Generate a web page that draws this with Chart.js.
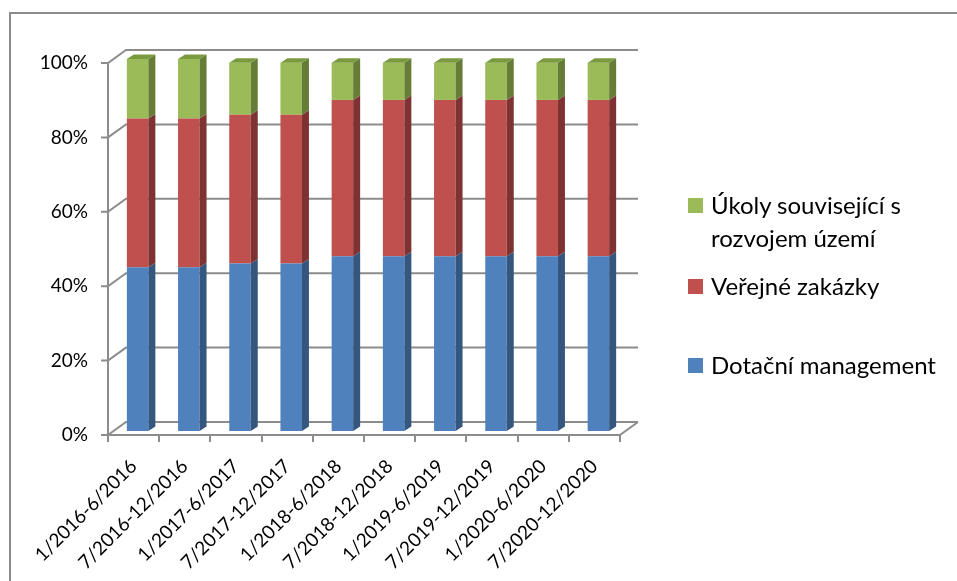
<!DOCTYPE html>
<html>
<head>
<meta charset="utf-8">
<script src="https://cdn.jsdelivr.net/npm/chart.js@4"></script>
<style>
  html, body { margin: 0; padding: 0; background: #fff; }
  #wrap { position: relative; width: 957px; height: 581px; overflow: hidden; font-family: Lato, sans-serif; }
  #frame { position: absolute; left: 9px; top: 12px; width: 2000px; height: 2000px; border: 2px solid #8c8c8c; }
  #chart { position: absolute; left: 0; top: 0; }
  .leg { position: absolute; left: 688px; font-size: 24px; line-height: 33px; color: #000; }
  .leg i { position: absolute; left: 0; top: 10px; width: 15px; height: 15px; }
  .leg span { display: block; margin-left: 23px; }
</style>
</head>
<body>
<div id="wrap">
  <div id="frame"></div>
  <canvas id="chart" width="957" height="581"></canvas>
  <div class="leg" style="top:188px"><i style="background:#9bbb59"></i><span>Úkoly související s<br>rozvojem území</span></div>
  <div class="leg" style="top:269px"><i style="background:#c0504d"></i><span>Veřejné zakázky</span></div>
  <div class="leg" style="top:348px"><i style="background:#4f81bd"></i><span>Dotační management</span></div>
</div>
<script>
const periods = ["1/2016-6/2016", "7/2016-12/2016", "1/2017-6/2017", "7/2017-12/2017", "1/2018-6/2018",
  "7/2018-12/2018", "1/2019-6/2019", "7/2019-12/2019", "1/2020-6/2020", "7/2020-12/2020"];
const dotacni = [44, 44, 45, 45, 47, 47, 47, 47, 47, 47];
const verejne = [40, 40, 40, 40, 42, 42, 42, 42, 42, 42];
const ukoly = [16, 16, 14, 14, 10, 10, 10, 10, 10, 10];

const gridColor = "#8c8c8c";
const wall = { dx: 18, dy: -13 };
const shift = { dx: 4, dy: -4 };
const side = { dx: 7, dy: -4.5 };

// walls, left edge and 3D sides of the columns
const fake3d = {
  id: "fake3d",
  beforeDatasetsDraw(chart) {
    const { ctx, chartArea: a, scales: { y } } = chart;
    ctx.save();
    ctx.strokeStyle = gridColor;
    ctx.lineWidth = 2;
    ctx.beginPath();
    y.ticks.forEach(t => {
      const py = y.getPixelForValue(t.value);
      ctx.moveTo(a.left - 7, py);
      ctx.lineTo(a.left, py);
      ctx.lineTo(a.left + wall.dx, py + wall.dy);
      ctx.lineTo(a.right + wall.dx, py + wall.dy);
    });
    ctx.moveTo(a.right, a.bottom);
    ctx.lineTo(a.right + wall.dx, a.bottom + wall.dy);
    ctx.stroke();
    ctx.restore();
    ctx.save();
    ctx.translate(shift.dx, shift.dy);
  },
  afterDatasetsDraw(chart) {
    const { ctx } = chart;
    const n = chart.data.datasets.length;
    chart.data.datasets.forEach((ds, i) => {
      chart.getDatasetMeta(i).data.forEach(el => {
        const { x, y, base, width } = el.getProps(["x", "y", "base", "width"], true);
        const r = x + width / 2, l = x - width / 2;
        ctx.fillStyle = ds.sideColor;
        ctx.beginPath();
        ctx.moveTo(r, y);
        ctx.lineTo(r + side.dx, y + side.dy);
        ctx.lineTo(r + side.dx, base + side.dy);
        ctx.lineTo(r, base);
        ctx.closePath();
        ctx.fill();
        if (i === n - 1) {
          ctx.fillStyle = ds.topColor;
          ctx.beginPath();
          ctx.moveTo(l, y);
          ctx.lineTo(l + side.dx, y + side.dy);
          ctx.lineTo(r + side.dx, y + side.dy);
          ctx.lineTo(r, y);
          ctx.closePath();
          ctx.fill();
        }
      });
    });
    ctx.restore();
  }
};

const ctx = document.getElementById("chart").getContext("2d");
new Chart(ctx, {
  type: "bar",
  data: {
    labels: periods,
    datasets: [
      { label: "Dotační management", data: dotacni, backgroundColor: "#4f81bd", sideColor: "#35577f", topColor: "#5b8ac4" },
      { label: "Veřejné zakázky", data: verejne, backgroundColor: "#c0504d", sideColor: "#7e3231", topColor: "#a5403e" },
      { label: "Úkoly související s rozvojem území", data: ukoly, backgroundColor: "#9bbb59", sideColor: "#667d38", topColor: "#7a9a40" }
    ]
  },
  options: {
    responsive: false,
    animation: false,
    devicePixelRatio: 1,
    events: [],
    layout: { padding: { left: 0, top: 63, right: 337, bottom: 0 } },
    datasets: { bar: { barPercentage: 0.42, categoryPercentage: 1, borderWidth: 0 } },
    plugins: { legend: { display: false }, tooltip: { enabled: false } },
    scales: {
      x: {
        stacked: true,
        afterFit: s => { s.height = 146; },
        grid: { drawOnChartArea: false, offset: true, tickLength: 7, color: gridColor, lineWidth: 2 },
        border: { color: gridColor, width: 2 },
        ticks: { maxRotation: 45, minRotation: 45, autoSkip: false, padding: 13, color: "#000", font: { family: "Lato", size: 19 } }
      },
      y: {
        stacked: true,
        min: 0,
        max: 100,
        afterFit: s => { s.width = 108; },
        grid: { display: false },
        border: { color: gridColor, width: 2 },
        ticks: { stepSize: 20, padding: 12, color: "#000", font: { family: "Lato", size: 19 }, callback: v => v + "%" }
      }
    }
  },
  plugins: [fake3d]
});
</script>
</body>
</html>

+++

▶ WHAT THE TASK ASKS
Write out the full set of lines verbatim, without the pictures.

▶ WRITTEN ANSWER
Generate a web page that draws this with Chart.js.
<!DOCTYPE html>
<html>
<head>
<meta charset="utf-8">
<script src="https://cdn.jsdelivr.net/npm/chart.js@4"></script>
<style>
  html, body { margin: 0; padding: 0; background: #fff; }
  #wrap { position: relative; width: 957px; height: 581px; overflow: hidden; font-family: Lato, sans-serif; }
  #frame { position: absolute; left: 9px; top: 12px; width: 2000px; height: 2000px; border: 2px solid #8c8c8c; }
  #chart { position: absolute; left: 0; top: 0; }
  .leg { position: absolute; left: 688px; font-size: 24px; line-height: 33px; color: #000; }
  .leg i { position: absolute; left: 0; top: 10px; width: 15px; height: 15px; }
  .leg span { display: block; margin-left: 23px; }
</style>
</head>
<body>
<div id="wrap">
  <div id="frame"></div>
  <canvas id="chart" width="957" height="581"></canvas>
  <div class="leg" style="top:188px"><i style="background:#9bbb59"></i><span>Úkoly související s<br>rozvojem území</span></div>
  <div class="leg" style="top:269px"><i style="background:#c0504d"></i><span>Veřejné zakázky</span></div>
  <div class="leg" style="top:348px"><i style="background:#4f81bd"></i><span>Dotační management</span></div>
</div>
<script>
const periods = ["1/2016-6/2016", "7/2016-12/2016", "1/2017-6/2017", "7/2017-12/2017", "1/2018-6/2018",
  "7/2018-12/2018", "1/2019-6/2019", "7/2019-12/2019", "1/2020-6/2020", "7/2020-12/2020"];
const dotacni = [44, 44, 45, 45, 47, 47, 47, 47, 47, 47];
const verejne = [40, 40, 40, 40, 42, 42, 42, 42, 42, 42];
const ukoly = [16, 16, 14, 14, 10, 10, 10, 10, 10, 10];

const gridColor = "#8c8c8c";
const wall = { dx: 18, dy: -13 };
const shift = { dx: 4, dy: -4 };
const side = { dx: 7, dy: -4.5 };

// walls, left edge and 3D sides of the columns
const fake3d = {
  id: "fake3d",
  beforeDatasetsDraw(chart) {
    const { ctx, chartArea: a, scales: { y } } = chart;
    ctx.save();
    ctx.strokeStyle = gridColor;
    ctx.lineWidth = 2;
    ctx.beginPath();
    y.ticks.forEach(t => {
      const py = y.getPixelForValue(t.value);
      ctx.moveTo(a.left - 7, py);
      ctx.lineTo(a.left, py);
      ctx.lineTo(a.left + wall.dx, py + wall.dy);
      ctx.lineTo(a.right + wall.dx, py + wall.dy);
    });
    ctx.moveTo(a.right, a.bottom);
    ctx.lineTo(a.right + wall.dx, a.bottom + wall.dy);
    ctx.stroke();
    ctx.restore();
    ctx.save();
    ctx.translate(shift.dx, shift.dy);
  },
  afterDatasetsDraw(chart) {
    const { ctx } = chart;
    const n = chart.data.datasets.length;
    chart.data.datasets.forEach((ds, i) => {
      chart.getDatasetMeta(i).data.forEach(el => {
        const { x, y, base, width } = el.getProps(["x", "y", "base", "width"], true);
        const r = x + width / 2, l = x - width / 2;
        ctx.fillStyle = ds.sideColor;
        ctx.beginPath();
        ctx.moveTo(r, y);
        ctx.lineTo(r + side.dx, y + side.dy);
        ctx.lineTo(r + side.dx, base + side.dy);
        ctx.lineTo(r, base);
        ctx.closePath();
        ctx.fill();
        if (i === n - 1) {
          ctx.fillStyle = ds.topColor;
          ctx.beginPath();
          ctx.moveTo(l, y);
          ctx.lineTo(l + side.dx, y + side.dy);
          ctx.lineTo(r + side.dx, y + side.dy);
          ctx.lineTo(r, y);
          ctx.closePath();
          ctx.fill();
        }
      });
    });
    ctx.restore();
  }
};

const ctx = document.getElementById("chart").getContext("2d");
new Chart(ctx, {
  type: "bar",
  data: {
    labels: periods,
    datasets: [
      { label: "Dotační management", data: dotacni, backgroundColor: "#4f81bd", sideColor: "#35577f", topColor: "#5b8ac4" },
      { label: "Veřejné zakázky", data: verejne, backgroundColor: "#c0504d", sideColor: "#7e3231", topColor: "#a5403e" },
      { label: "Úkoly související s rozvojem území", data: ukoly, backgroundColor: "#9bbb59", sideColor: "#667d38", topColor: "#7a9a40" }
    ]
  },
  options: {
    responsive: false,
    animation: false,
    devicePixelRatio: 1,
    events: [],
    layout: { padding: { left: 0, top: 63, right: 337, bottom: 0 } },
    datasets: { bar: { barPercentage: 0.42, categoryPercentage: 1, borderWidth: 0 } },
    plugins: { legend: { display: false }, tooltip: { enabled: false } },
    scales: {
      x: {
        stacked: true,
        afterFit: s => { s.height = 146; },
        grid: { drawOnChartArea: false, offset: true, tickLength: 7, color: gridColor, lineWidth: 2 },
        border: { color: gridColor, width: 2 },
        ticks: { maxRotation: 45, minRotation: 45, autoSkip: false, padding: 13, color: "#000", font: { family: "Lato", size: 19 } }
      },
      y: {
        stacked: true,
        min: 0,
        max: 100,
        afterFit: s => { s.width = 108; },
        grid: { display: false },
        border: { color: gridColor, width: 2 },
        ticks: { stepSize: 20, padding: 12, color: "#000", font: { family: "Lato", size: 19 }, callback: v => v + "%" }
      }
    }
  },
  plugins: [fake3d]
});
</script>
</body>
</html>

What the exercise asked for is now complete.